While Seth MacFarlane made Fox execs look clueless, Joss Whedon made it appear as though they knew what they were doing.     

A fan tried to raise $300 million and give it to Nathan Fillion

Doing press to promote "Firefly" reruns on basic cable back in 2011, Nathan Fillion mentioned to EW, "If I got $300 million from the California Lottery, the first thing I would do is buy the rights to "Firefly," make it on my own, and distribute it on the Internet." He did not assume anyone would take that statement literally or seriously. He assumed poorly.

As it turned out, many people took him literally and seriously, and an online fund-raising campaign to buy "Firefly" and give it to Nathan Fillion promptly sprouted legs and started jogging. 

Fillion himself had to tell folks to power down. "Would I want to do ["Firefly"] again? Yes. Do I want people sending in money? No," he explained in a follow-up article published not long thereafter.

This all transpired not quite 10 years after "Firefly" and six years after "Serenity," making it another testament to the longevity of the franchise's appeal. However, if Fillion attempted to buy "Firefly" today, he'd be dealing with the Disney Corporation instead of Fox — and from what we can tell, Disney never sells intellectual properties; they just buy more.

The franchise tanked, but helped everyone's careers

If we can judge the success of a TV show and/or movie by the jobs its cast scrounge up after the fact, then "Firefly" and "Serenity" did better than their ratings and box office returns might indicate. 

After eight seasons in the titular role of "Castle" — by conventional metrics, technically his most successful TV show — Nathan Fillion landed a starring role in "The Rookie." Gina Torres went on to join the cast of "Suits," and guest starred on "Westworld," "Riverdale," and "Hannibal," among other TV shows. Alan Tudyk voiced K-2SO in "Rogue One: A Star Wars Story" (2016), and routinely provides voice acting and/or onscreen cameos for other high profile sci-fi/superhero/nerd stuff. Morena Baccarin showed up in TV shows like "Homeland" and "Gotham," and was the female lead in "Deadpool" — arguably the most surprising superhero smash of the last decade. Roughly five years after appearing in a pair of episodes as Malcom's unlikely and temporary wife Saffron, Christina Hendricks broke through on TV screens in the guise of Joan Harris on "Mad Men." 

Some may argue "Firefly" is more influential than "Castle." Others may even argue that "Firefly" will age better than "Deadpool." But if you want to argue that "Firefly" was a bigger deal than "Mad Men," well, be prepared to have yourself laughed out of that room.

'Firefly' is not scheduled to return ... and that's good?

Of course there's some idle, noncommittal executive chat about a "Firefly" relaunch. But as of this writing, there are no announcements or credible rumors indicating an imminent return of The Serenity to any screens, be they big or small.
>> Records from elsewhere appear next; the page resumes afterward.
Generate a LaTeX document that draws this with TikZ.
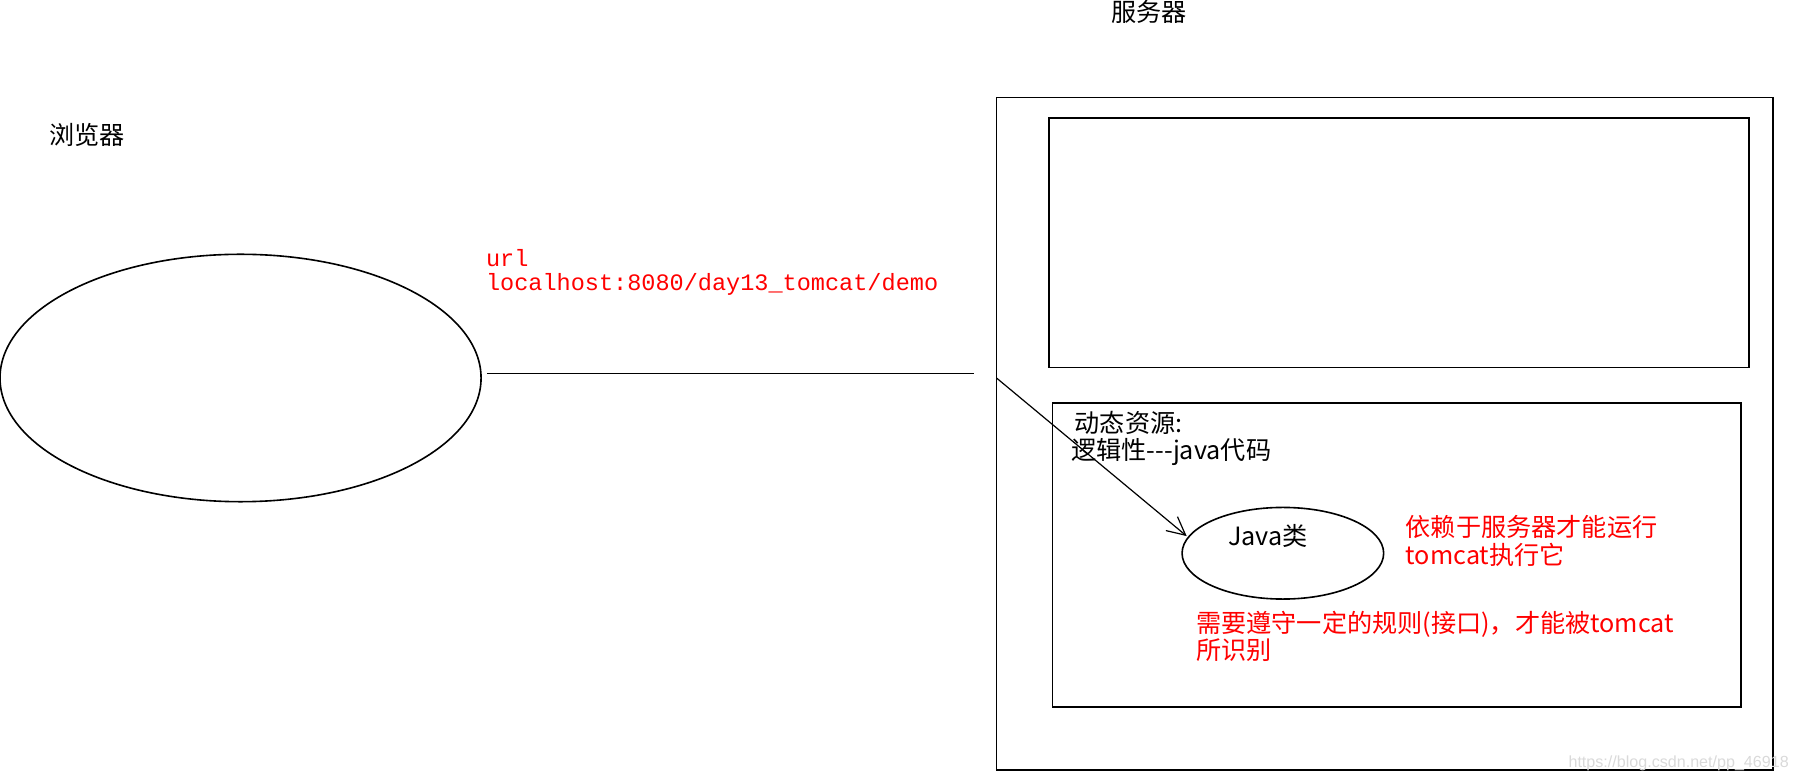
\documentclass[tikz,border=0pt]{standalone}
\usepackage{fontspec}
\setmainfont{Liberation Sans}
\newfontfamily\cjk{Noto Sans CJK SC}
\newfontfamily\mono{Liberation Mono}
\usetikzlibrary{arrows.meta}
\begin{document}
\begin{tikzpicture}[x=0.02cm,y=-0.02cm,
  lbl/.style={anchor=west,inner sep=0pt,font=\fontsize{12.5}{14}\selectfont\cjk},
  red/.style={lbl,text=red},
  box/.style={draw,line width=0.8pt}]
\useasboundingbox (0,0) rectangle (1568,684);
\node[lbl] (srv) at (970,10) {服务器};
\node[lbl] (brw) at (43,118) {浏览器};
\draw[line width=0.8pt] (210,330) ellipse [x radius=210,y radius=108];
\coordinate (l1) at (425,326); \coordinate (l2) at (850,326);
\draw[line width=0.8pt] (l1) -- (l2);
\node[red,font=\fontsize{11.7}{13}\selectfont\mono] (u1) at (424,225) {url};
\node[red,font=\fontsize{11.7}{13}\selectfont\mono] (u2) at (424,248) {localhost:8080/day13\_tomcat/demo};
\draw[box] (870,85) rectangle (1548,672);
\draw[box] (916,103) rectangle (1527,321);
\draw[box] (919,352) rectangle (1520,617);
\node[lbl] (d1) at (938,369) {动态资源:};
\node[lbl] (d2) at (935,395) {逻辑性---java代码};
\draw[line width=0.8pt] (1120,483) ellipse [x radius=88,y radius=40];
\node[lbl] (jt) at (1072,468) {Java类};
\coordinate (a1) at (870,330); \coordinate (a2) at (1036,468);
\draw[line width=0.6pt,-{Straight Barb[length=9pt,width=9pt]}] (a1) -- (a2);
\node[red] (r1) at (1227,460) {依赖于服务器才能运行};
\node[red] (r2) at (1227,484) {tomcat执行它};
\node[red] (r3) at (1044,545) {需要遵守一定的规则(接口)，才能被tomcat};
\node[red] (r4) at (1044,568) {所识别};
\node[anchor=east,inner sep=0pt,text=black!15,font=\fontsize{8}{9}\selectfont] (wm) at (1562,666) {https://blog.csdn.net/pp\_46918};
\end{tikzpicture}
\end{document}
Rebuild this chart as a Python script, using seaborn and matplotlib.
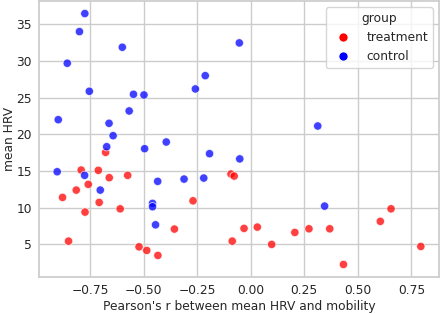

This might be for the best.

In the eyes of some, the show's legacy may have benefited from its abbreviated run. As Nathan Fillion himself mused in a 2015 Esquire article, via SyFy, "'Firefly,' as short-lived as it was, never had an opportunity to suck. It didn't have that, 'Oh, well, Season 2 was kind of slow. It picked up in Season 3 and Season 4 was great.'" 

If it didn't get an opportunity to suck in 2002, why should it now? 

With Hollywood endlessly rebooting, relaunching, and rehashing any established property it thinks is worth another penny, maybe the Big Streaming Nostalgia Machine really doesn't need to frack 10 more episodes of "Firefly" out of Joss Whedon. Twenty years further into their careers, the original cast might be expensive and difficult to schedule. Also, if fans have learned anything from the final seasons of "Arrested Development" and "The X-Files," it's that more isn't always better. 

"Firefly" fans got 14 episodes and a movie. Maybe that's plenty.